Stated goal:
From the first line of the data down to and including the line with "(0,0) rectangle (1942,797);", copy everything exactly, leaving out pictures.

Raw data:

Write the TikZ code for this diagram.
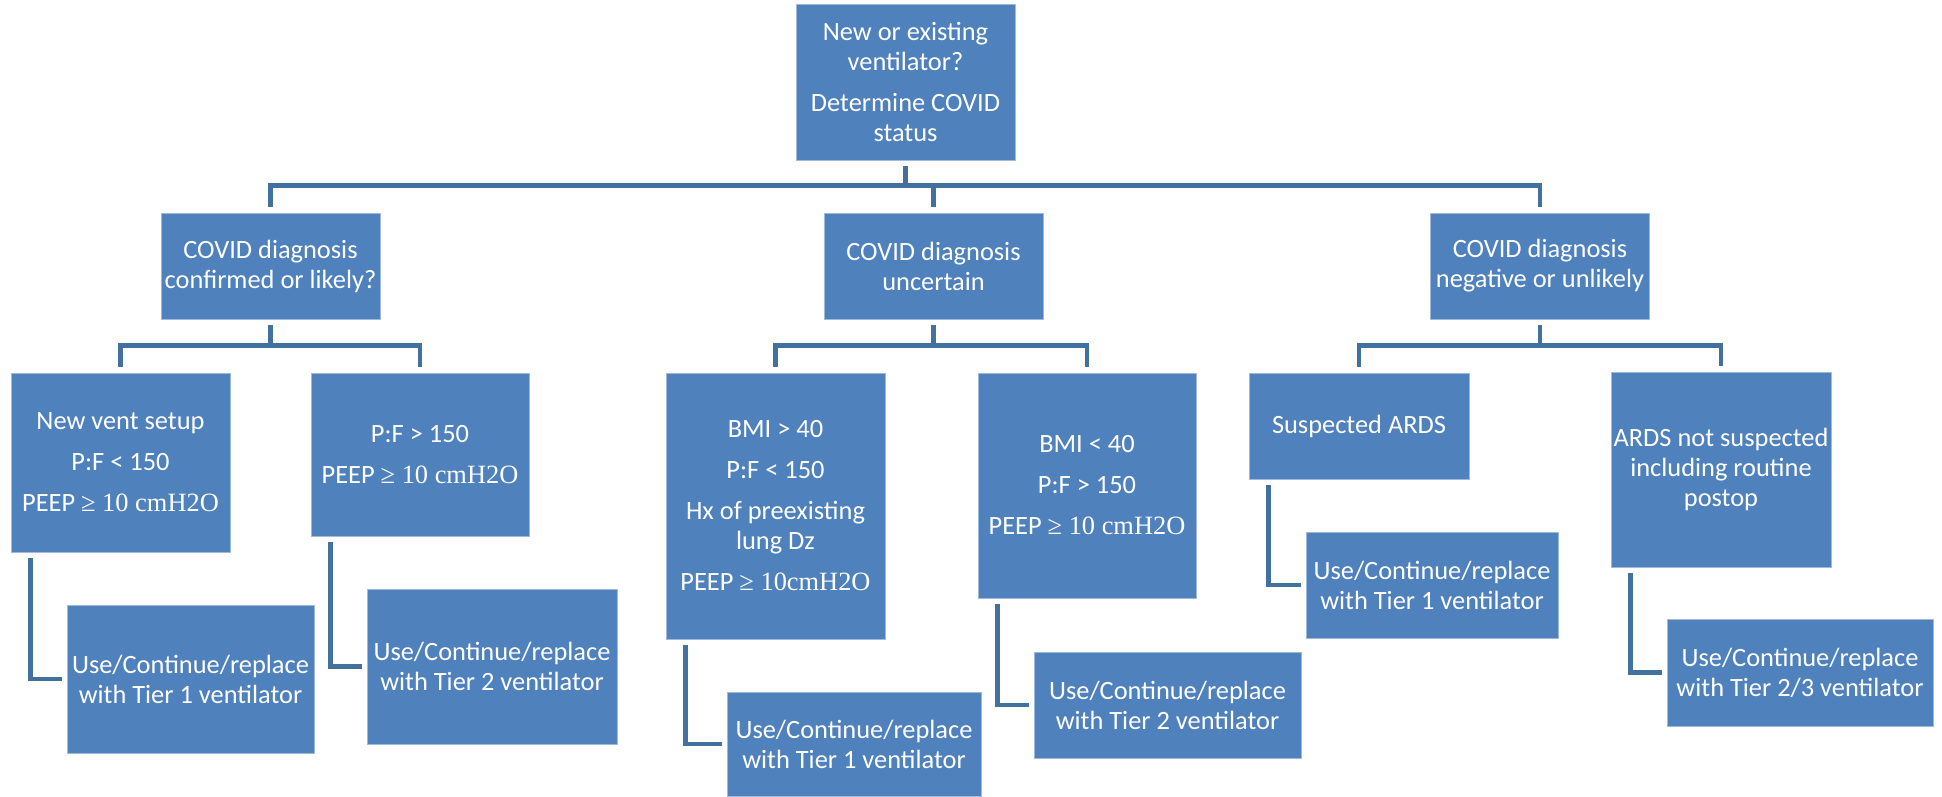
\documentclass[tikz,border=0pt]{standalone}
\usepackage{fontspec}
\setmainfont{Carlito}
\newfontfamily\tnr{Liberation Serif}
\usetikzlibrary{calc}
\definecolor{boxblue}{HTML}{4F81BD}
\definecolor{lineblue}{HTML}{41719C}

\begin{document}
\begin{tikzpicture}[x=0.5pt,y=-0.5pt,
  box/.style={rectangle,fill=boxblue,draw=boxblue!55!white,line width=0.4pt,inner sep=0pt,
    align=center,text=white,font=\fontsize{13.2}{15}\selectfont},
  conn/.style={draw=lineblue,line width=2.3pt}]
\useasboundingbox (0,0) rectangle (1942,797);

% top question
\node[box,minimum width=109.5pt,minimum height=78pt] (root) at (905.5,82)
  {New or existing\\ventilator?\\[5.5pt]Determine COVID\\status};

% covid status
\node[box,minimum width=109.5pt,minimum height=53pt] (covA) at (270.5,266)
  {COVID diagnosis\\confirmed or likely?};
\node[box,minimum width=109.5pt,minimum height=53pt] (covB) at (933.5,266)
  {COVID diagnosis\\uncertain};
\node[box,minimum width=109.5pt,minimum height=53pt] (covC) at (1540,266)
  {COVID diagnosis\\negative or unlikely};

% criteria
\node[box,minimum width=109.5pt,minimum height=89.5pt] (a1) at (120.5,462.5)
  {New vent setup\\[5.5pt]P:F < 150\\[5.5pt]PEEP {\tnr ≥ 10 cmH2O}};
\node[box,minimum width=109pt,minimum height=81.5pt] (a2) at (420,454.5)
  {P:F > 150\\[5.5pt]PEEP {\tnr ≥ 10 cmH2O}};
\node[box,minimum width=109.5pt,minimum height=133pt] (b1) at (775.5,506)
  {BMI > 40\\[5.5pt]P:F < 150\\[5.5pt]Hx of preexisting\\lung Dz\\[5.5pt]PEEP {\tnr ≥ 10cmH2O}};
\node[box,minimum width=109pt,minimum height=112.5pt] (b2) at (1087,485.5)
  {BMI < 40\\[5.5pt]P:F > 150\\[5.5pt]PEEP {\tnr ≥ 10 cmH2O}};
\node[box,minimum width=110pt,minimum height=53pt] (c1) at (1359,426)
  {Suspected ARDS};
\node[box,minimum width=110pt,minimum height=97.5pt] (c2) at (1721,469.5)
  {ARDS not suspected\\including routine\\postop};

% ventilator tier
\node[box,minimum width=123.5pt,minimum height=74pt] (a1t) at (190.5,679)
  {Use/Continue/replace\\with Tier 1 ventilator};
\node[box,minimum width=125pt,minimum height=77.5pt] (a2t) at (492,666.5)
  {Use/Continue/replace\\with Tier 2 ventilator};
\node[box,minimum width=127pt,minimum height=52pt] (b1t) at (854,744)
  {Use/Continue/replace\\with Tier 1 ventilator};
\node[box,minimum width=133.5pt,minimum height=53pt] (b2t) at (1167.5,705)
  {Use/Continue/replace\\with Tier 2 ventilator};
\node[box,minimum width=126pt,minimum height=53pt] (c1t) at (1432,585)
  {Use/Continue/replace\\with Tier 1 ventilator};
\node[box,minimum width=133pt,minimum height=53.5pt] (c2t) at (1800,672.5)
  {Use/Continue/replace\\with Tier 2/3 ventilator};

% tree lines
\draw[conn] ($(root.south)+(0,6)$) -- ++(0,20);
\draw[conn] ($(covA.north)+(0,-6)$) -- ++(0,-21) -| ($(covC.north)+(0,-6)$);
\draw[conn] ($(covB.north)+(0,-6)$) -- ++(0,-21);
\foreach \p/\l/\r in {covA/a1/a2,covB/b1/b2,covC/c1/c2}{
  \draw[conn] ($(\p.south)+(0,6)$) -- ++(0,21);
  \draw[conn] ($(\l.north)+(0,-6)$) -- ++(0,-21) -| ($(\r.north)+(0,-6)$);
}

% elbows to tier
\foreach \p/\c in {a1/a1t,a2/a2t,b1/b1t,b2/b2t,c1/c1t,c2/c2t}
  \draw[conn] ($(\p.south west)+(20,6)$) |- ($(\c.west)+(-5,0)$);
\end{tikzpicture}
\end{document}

Written solution:
Write the TikZ code for this diagram.
\documentclass[tikz,border=0pt]{standalone}
\usepackage{fontspec}
\setmainfont{Carlito}
\newfontfamily\tnr{Liberation Serif}
\usetikzlibrary{calc}
\definecolor{boxblue}{HTML}{4F81BD}
\definecolor{lineblue}{HTML}{41719C}

\begin{document}
\begin{tikzpicture}[x=0.5pt,y=-0.5pt,
  box/.style={rectangle,fill=boxblue,draw=boxblue!55!white,line width=0.4pt,inner sep=0pt,
    align=center,text=white,font=\fontsize{13.2}{15}\selectfont},
  conn/.style={draw=lineblue,line width=2.3pt}]
\useasboundingbox (0,0) rectangle (1942,797);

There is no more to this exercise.